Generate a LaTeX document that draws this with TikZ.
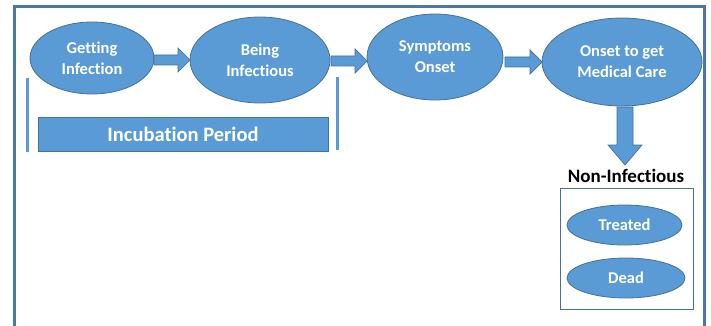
\documentclass[tikz,border=0pt]{standalone}
\usepackage{fontspec}
\setmainfont[Ligatures=NoCommon]{Carlito}
\usetikzlibrary{shapes.geometric}
\definecolor{fillblue}{HTML}{5B9BD5}
\definecolor{edgeblue}{HTML}{41719C}
\definecolor{framecol}{HTML}{4A77A8}
\tikzset{
  stage/.style={ellipse, draw=edgeblue, line width=0.8pt, fill=fillblue, text=white,
    font=\fontsize{16.5}{21}\selectfont\bfseries, align=center, inner sep=0pt},
  blockarrow/.style={fill=fillblue, draw=edgeblue, line width=0.7pt, line join=miter},
  barline/.style={draw=fillblue, line width=3pt},
}
\begin{document}
\begin{tikzpicture}[x=1pt,y=-1pt]
\useasboundingbox (0,0) rectangle (711,326);
% outer frame, open at the bottom
\draw[framecol, line width=3pt] (14,330) -- (14,7) -- (704,7) -- (704,330);

% stages
\node[stage, minimum width=124pt, minimum height=72pt] (get) at (92,58) {Getting\\Infection};
\node[stage, minimum width=140pt, minimum height=86pt] (inf) at (260,60) {Being\\Infectious};
\node[stage, minimum width=136pt, minimum height=86pt] (sym) at (435,57) {Symptoms\\Onset};
\node[stage, minimum width=160pt, minimum height=88pt] (med) at (622,62) {Onset to get\\Medical Care};

% block arrows between stages: start x, tip x, centre y, x where the head begins
\newcommand\harrow[4]{%
  \draw[blockarrow] (#1,#3-5) -- (#4,#3-5) -- (#4,#3-12) -- (#2,#3) -- (#4,#3+12)
    -- (#4,#3+5) -- (#1,#3+5) -- cycle;}
\harrow{154}{190}{60}{178}
\harrow{331}{367}{61}{355}
\harrow{505}{542}{62}{530}
% downward arrow
\draw[blockarrow] (617,107) -- (633,107) -- (633,145) -- (642,145) -- (625,165)
  -- (608,145) -- (617,145) -- cycle;

% incubation period
\draw[barline] (27,78) -- (27,152);
\draw[barline] (337,77) -- (337,150);
\node[draw=edgeblue, line width=0.6pt, fill=fillblue, text=white, minimum width=290pt,
  minimum height=34pt, inner sep=0pt, font=\fontsize{20.5}{22}\selectfont\bfseries]
  (incub) at (183,134) {Incubation Period};

% non-infectious outcomes
\node[font=\fontsize{19}{20}\selectfont\bfseries, text=black] (non) at (626,176) {Non-Infectious};
\node[draw=edgeblue, line width=0.6pt, minimum width=133pt, minimum height=121pt, inner sep=0pt]
  (box) at (626.5,248.5) {};
\node[stage, minimum width=115pt, minimum height=40pt] (treat) at (624.5,225) {Treated};
\node[stage, minimum width=118pt, minimum height=40pt] (dead) at (626,278) {Dead};
\end{tikzpicture}
\end{document}
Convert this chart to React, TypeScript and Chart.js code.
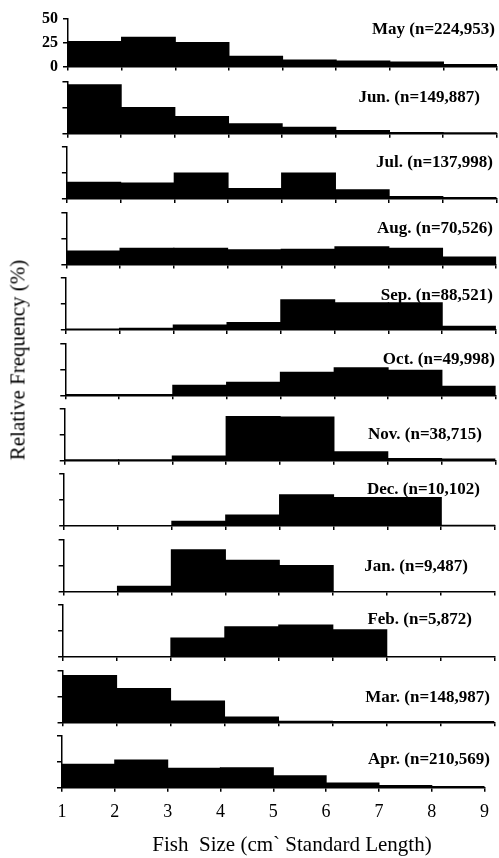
import React, { useEffect, useRef } from "react";
import { Chart, registerables } from "chart.js";

Chart.register(...registerables);

// ---------- data ----------
const binEdges = [1, 2, 3, 4, 5, 6, 7, 8, 9];
const yTickValues = [0, 25, 50];

const monthLabels = [
  "May (n=224,953)",
  "Jun. (n=149,887)",
  "Jul. (n=137,998)",
  "Aug. (n=70,526)",
  "Sep. (n=88,521)",
  "Oct. (n=49,998)",
  "Nov. (n=38,715)",
  "Dec. (n=10,102)",
  "Jan. (n=9,487)",
  "Feb. (n=5,872)",
  "Mar. (n=148,987)",
  "Apr. (n=210,569)",
];

const may = [26, 30.5, 25, 10.5, 6.5, 5.5, 4.5, 2];
const jun = [47, 25, 16.5, 9.5, 6, 3, 1, 0.5];
const jul = [16, 15.5, 25, 10, 25, 9, 2.5, 1.5];
const aug = [13, 15.5, 15.5, 14, 14.5, 17, 15.5, 7];
const sep = [0.5, 1.5, 4.5, 7, 29, 26, 26, 3.5];
const oct = [0.3, 0.3, 9.5, 12.5, 22, 26.5, 24, 8.5];
const nov = [0.2, 0.5, 4.5, 42.5, 42, 8.5, 2, 1.5];
const dec = [0, 0, 4.5, 10.5, 30, 27.5, 27.5, 0.5];
const jan = [0, 5, 40, 30, 25, 0, 0, 0];
const feb = [0, 0, 18, 29, 30.5, 26, 0, 0];
const mar = [45, 32.5, 20.5, 5, 1, 0.3, 0.3, 0.3];
const apr = [22.5, 26.5, 18.5, 19, 11.5, 4.5, 2, 1];

const series = [may, jun, jul, aug, sep, oct, nov, dec, jan, feb, mar, apr];

const xTitle = "Fish  Size (cm` Standard Length)";
const yTitle = "Relative Frequency (%)";

// ---------- layout (not data) ----------
const W = 499;
const H = 858;
const N = 12;
const PANEL_H = 52;
const FIRST_BOTTOM = 68.3;
const STEP = 65.4;
const labelRight = [495, 480, 493, 493, 493, 495, 482, 480, 468, 472, 490, 490];
const labelCenterY = [30, 98, 163, 229, 296, 360, 435, 490, 567, 620, 698, 760];
const X_TITLE_CX = 292;
const X_TITLE_CY = 845;

const SERIF = '"Liberation Serif", "Times New Roman", Times, serif';

function panelGeom(i: number) {
  const bottom = FIRST_BOTTOM + STEP * i;
  const top = bottom - PANEL_H;
  const left = 68 - (6 * i) / (N - 1);
  const right = 497 - (3 * i) / (N - 1);
  return { top, bottom, left, right };
}

const textPlugin = {
  id: "panelText",
  afterDraw(chart: any, _args: any, opts: any) {
    const ctx = chart.ctx as CanvasRenderingContext2D;
    ctx.save();
    ctx.fillStyle = "#000";
    ctx.textBaseline = "middle";
    ctx.font = `bold 17px ${SERIF}`;
    ctx.textAlign = "right";
    ctx.fillText(opts.text, opts.x, opts.y);
    if (opts.xTitle) {
      ctx.font = `21px ${SERIF}`;
      ctx.textAlign = "center";
      ctx.fillText(opts.xTitle, opts.xTitleX, opts.xTitleY);
    }
    ctx.restore();
  },
};

function Panel({ index }: { index: number }) {
  const ref = useRef<HTMLCanvasElement | null>(null);
  const g = panelGeom(index);
  const isFirst = index === 0;
  const isLast = index === N - 1;
  const canvasTop = Math.floor(g.top - 12);
  const padTop = g.top - canvasTop;
  const xAxisH = isLast ? H - g.bottom : 6;
  const canvasH = isLast ? H - canvasTop : Math.ceil(g.bottom + xAxisH + 6 - canvasTop);
  const padBottom = canvasTop + canvasH - g.bottom - xAxisH;

  useEffect(() => {
    if (!ref.current) return;
    const values = series[index];
    const data = values.map((v, k) => ({
      x: (binEdges[k] + binEdges[k + 1]) / 2,
      y: v,
    }));
    const gridCommon = {
      display: true,
      drawOnChartArea: false,
      drawTicks: true,
      color: "#000",
      lineWidth: 1.5,
    };
    const chart = new Chart(ref.current, {
      type: "bar",
      data: {
        datasets: [
          {
            data: data as any,
            backgroundColor: "#000",
            borderWidth: 0,
            barPercentage: 1,
            categoryPercentage: 1,
            inflateAmount: 0.6,
          } as any,
        ],
      },
      options: {
        responsive: false,
        animation: false,
        events: [],
        layout: {
          padding: { top: padTop, bottom: padBottom, left: 0, right: W - g.right },
        },
        plugins: {
          legend: { display: false },
          tooltip: { enabled: false },
          panelText: {
            text: monthLabels[index],
            x: labelRight[index],
            y: labelCenterY[index] - canvasTop,
            xTitle: isLast ? xTitle : null,
            xTitleX: X_TITLE_CX,
            xTitleY: X_TITLE_CY - canvasTop,
          },
        } as any,
        scales: {
          x: {
            type: "linear",
            min: binEdges[0],
            max: binEdges[binEdges.length - 1],
            offset: false,
            afterFit: (s: any) => {
              s.height = xAxisH;
            },
            afterBuildTicks: (s: any) => {
              s.ticks = binEdges.map((v) => ({ value: v }));
            },
            ticks: {
              display: isLast,
              color: "#000",
              padding: 10,
              font: { family: SERIF, size: 18 },
              maxRotation: 0,
            },
            grid: { ...gridCommon, tickLength: 4, offset: false },
            border: { display: true, color: "#000", width: 1.5 },
          },
          y: {
            min: yTickValues[0],
            max: yTickValues[yTickValues.length - 1],
            afterFit: (s: any) => {
              s.width = g.left;
            },
            afterBuildTicks: (s: any) => {
              s.ticks = yTickValues.map((v) => ({ value: v }));
            },
            ticks: {
              display: isFirst,
              color: "#000",
              padding: 5,
              font: { family: SERIF, size: 16, weight: "bold" },
            },
            grid: { ...gridCommon, tickLength: 5 },
            border: { display: true, color: "#000", width: 1.5 },
          },
        },
      } as any,
      plugins: [textPlugin as any],
    });
    return () => chart.destroy();
  }, [index]);

  return (
    <canvas
      ref={ref}
      width={W}
      height={canvasH}
      style={{
        position: "absolute",
        left: 0,
        top: canvasTop,
        width: W,
        height: canvasH,
      }}
    />
  );
}

export default function App() {
  return (
    <div
      style={{
        position: "absolute",
        left: 0,
        top: 0,
        width: W,
        height: H,
        background: "#fff",
        overflow: "hidden",
      }}
    >
      {series.map((_, i) => (
        <Panel key={i} index={i} />
      ))}
      <div
        style={{
          position: "absolute",
          left: 18,
          top: 360,
          transform: "translate(-50%, -50%) rotate(-90deg)",
          whiteSpace: "nowrap",
          fontFamily: SERIF,
          fontSize: 21,
          color: "#000",
          lineHeight: 1,
        }}
      >
        {yTitle}
      </div>
    </div>
  );
}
::::::::
Task brief:
In the listing above, find the line with "Convert this chart" and the line with "Chart.register(...registerables);". Copy exactly those lines and all between them, minus the images.

Answer to the exercise:
Convert this chart to React, TypeScript and Chart.js code.
import React, { useEffect, useRef } from "react";
import { Chart, registerables } from "chart.js";

Chart.register(...registerables);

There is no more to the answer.